Founded by Copperman Simon Guggenheim and his wife Olga Hirsh, the Fellowships continue to afford security for a year of work and creation, but depression has forced the number of winners from 77 two years ago to 57 last year, 38 this year. Poet George Dillon (The Flowering Stone) won a Pulitzer Prize while still a Guggenheimer (TIME. May 9); his Fellowship is renewed this year. Another repeater is moody George Antheil, cacophonous composer. Other winners: Artists Emil Ganso. Louis Bouche and Miguel Covarrubias (who will paint in the Dutch East Indies); Sculptress Gwen Lux; Poets e. e. cummings, Louise Bogan; Biographer Matthew Josephson; Novelists Glenway Wescott. Leonard Ehrlich: Composer Paul Nordoff; Economists Henry Schultz and Charles Frederick Roos; historians, physicists, chemists, biologists.
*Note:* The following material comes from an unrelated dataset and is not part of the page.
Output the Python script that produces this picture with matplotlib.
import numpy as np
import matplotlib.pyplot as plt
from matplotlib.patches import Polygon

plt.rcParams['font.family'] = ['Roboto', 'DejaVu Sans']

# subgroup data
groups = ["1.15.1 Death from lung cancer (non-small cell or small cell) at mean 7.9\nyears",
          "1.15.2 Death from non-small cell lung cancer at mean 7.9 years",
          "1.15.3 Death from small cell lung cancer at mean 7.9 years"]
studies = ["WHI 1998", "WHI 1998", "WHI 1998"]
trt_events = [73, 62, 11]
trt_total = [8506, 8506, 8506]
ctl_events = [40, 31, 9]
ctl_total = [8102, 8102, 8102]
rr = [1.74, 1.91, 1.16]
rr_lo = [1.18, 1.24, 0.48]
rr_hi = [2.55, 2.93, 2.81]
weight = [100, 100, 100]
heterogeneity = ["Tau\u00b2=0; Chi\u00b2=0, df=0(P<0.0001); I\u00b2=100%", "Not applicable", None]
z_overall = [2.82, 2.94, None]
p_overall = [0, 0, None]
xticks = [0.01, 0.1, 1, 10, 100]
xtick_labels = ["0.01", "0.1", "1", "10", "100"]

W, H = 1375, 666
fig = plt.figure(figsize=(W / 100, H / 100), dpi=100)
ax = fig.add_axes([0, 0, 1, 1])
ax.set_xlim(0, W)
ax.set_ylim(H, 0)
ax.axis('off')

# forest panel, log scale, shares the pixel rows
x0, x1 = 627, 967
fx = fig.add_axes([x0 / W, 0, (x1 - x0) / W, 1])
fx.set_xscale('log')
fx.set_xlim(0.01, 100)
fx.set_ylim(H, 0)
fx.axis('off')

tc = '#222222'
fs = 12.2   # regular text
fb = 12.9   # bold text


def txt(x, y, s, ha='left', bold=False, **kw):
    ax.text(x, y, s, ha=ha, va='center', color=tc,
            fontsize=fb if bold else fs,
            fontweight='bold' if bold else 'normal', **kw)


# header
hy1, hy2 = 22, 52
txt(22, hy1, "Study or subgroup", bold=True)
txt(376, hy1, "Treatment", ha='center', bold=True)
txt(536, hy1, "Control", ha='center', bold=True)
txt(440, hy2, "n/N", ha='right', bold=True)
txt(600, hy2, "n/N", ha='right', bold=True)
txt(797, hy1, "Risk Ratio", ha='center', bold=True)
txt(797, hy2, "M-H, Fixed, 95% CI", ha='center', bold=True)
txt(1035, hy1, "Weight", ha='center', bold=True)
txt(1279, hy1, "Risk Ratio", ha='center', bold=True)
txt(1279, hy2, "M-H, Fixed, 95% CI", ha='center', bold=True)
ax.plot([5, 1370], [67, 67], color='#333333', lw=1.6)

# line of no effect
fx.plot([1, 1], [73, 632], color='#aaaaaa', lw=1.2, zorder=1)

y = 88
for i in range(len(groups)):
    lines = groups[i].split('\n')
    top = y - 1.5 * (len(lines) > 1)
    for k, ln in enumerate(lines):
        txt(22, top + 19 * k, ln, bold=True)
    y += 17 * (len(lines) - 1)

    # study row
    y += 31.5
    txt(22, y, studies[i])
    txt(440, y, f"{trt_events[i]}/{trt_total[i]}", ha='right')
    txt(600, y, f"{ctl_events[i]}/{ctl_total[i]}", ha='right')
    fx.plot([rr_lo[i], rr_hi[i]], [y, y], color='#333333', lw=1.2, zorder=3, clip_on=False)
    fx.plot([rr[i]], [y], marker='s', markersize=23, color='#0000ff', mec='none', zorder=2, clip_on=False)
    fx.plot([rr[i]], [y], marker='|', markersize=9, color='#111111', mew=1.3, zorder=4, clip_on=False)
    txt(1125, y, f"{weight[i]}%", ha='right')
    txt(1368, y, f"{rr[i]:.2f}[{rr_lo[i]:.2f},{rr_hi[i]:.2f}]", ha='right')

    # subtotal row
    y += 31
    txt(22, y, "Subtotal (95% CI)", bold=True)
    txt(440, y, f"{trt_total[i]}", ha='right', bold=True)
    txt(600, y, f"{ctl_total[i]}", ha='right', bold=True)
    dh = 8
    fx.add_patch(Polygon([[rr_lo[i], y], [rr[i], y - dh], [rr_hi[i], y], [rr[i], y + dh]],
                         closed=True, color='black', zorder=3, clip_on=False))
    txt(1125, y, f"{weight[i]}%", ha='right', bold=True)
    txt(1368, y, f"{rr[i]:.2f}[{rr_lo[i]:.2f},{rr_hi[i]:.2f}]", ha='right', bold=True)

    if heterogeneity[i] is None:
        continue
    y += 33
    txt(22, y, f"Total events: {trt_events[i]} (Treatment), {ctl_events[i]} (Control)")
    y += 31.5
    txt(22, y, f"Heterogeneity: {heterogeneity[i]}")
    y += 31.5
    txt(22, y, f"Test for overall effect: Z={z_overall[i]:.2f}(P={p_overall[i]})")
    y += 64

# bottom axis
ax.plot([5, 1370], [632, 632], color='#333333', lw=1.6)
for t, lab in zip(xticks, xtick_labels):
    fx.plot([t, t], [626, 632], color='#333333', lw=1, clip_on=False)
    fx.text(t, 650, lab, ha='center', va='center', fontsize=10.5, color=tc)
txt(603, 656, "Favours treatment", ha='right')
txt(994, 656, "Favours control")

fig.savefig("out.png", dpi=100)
The American Council of Learned Societies last week handed out $64,000 in grants and fellowships to 57 youngish U. S. scholars. Some things to be studied: Islamic architecture in Persia; the history of Chinese law; the Nootka language of Vancouver Island; Latin geomancy; Gullah; Roman pavements; Ibrahim ibn Yaqub's Commentary on Genesis; Widsith.